--- What to do ---
Reading down the listing below, count the lines where the word "matplotlib" shows up, then give only that count.

* Start *

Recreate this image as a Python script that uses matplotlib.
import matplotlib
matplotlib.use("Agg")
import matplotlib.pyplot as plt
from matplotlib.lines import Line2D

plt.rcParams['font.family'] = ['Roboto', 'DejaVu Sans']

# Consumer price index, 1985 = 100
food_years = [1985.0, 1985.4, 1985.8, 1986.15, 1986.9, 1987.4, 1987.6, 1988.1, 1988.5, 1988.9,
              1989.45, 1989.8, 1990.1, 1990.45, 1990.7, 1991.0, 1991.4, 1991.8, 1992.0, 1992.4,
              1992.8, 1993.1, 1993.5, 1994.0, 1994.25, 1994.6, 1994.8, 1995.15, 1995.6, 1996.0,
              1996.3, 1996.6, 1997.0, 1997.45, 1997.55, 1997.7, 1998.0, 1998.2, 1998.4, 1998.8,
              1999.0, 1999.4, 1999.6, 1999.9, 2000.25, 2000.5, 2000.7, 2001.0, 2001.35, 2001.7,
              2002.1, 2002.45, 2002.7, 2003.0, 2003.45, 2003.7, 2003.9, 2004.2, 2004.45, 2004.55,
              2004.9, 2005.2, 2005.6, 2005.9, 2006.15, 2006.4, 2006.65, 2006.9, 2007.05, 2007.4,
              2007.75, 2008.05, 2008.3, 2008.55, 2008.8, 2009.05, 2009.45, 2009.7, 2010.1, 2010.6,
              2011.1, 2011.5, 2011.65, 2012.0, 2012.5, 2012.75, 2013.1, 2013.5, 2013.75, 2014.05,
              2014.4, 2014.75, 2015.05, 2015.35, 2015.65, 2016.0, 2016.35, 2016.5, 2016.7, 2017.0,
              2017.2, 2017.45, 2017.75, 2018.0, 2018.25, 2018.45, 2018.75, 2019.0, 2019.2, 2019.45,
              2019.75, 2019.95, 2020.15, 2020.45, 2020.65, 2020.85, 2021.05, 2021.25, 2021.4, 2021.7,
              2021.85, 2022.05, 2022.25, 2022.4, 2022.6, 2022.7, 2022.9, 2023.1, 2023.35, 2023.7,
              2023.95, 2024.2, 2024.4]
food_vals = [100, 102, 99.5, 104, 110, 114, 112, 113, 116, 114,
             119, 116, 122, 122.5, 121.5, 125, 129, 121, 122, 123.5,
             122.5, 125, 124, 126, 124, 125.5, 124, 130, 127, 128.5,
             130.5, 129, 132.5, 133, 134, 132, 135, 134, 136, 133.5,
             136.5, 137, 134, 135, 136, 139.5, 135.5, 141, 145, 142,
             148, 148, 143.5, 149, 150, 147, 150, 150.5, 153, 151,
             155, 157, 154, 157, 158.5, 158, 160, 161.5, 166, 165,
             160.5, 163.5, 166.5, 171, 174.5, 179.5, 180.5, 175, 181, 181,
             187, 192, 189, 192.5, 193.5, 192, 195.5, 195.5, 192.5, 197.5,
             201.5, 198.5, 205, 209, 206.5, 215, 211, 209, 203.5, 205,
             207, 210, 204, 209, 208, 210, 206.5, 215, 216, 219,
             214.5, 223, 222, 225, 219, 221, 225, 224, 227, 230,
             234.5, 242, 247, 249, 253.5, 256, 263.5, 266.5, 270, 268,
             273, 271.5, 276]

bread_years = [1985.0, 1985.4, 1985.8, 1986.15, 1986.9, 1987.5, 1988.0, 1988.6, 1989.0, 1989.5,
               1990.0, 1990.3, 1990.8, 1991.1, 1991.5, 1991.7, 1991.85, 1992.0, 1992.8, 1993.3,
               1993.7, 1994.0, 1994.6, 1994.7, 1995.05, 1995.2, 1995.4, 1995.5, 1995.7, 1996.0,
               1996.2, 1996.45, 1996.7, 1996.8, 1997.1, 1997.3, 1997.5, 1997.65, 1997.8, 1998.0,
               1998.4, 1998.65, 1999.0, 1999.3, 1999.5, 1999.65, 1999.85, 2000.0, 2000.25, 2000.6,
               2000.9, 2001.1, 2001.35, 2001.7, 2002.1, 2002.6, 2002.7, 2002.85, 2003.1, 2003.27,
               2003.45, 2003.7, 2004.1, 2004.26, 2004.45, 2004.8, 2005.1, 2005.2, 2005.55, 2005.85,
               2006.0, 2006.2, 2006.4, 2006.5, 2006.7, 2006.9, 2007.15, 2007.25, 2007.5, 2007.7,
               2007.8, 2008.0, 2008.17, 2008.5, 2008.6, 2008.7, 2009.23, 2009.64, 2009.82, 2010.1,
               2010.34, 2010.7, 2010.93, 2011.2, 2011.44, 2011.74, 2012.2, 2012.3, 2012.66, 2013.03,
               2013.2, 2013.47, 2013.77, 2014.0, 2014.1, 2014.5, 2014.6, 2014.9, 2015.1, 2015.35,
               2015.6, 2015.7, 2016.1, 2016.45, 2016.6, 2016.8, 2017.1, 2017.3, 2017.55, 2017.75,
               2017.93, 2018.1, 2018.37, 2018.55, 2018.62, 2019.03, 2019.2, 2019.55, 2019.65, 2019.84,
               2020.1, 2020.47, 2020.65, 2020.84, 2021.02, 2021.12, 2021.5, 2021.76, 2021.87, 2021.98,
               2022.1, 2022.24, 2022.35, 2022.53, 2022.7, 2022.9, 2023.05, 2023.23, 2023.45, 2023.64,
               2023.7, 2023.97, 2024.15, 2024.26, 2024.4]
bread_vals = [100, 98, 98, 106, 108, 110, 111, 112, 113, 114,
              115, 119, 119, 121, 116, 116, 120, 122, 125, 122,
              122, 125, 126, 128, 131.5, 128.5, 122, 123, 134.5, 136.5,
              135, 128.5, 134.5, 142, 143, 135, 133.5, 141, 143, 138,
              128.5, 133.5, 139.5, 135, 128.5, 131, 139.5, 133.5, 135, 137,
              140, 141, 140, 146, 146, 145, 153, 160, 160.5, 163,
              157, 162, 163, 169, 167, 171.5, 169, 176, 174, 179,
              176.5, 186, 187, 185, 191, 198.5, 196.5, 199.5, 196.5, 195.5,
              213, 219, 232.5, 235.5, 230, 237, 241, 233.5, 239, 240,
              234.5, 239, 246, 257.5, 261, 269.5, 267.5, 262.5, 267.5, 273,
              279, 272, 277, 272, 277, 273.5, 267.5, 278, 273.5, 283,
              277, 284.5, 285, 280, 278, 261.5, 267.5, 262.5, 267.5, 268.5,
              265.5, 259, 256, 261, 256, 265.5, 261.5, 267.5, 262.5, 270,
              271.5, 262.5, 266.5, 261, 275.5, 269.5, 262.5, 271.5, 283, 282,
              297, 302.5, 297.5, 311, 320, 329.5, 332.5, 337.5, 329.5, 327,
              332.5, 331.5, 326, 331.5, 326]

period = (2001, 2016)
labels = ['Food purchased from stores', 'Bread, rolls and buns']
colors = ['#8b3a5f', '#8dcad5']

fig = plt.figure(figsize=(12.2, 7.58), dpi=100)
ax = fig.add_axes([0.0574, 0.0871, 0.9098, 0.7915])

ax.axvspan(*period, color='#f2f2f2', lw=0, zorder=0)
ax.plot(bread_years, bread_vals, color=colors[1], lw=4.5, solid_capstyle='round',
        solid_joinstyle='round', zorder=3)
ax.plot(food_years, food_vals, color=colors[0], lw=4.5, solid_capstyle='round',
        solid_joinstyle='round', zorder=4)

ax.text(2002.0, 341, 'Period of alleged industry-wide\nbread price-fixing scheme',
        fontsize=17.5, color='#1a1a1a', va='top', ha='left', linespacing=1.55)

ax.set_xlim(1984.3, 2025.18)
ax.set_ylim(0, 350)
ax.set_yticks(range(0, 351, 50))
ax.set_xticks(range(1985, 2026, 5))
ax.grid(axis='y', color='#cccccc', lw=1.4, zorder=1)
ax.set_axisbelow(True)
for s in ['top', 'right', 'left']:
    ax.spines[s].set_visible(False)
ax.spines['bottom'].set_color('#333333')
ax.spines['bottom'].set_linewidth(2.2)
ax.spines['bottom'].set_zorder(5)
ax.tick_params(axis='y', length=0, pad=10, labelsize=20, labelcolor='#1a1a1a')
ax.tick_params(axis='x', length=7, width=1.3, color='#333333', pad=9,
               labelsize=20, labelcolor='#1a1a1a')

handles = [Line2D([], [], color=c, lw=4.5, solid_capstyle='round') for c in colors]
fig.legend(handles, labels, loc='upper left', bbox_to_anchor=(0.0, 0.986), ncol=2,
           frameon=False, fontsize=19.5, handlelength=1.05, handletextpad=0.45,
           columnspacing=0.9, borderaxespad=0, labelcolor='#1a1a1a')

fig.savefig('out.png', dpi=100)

* End *

--- Response for this exercise ---
5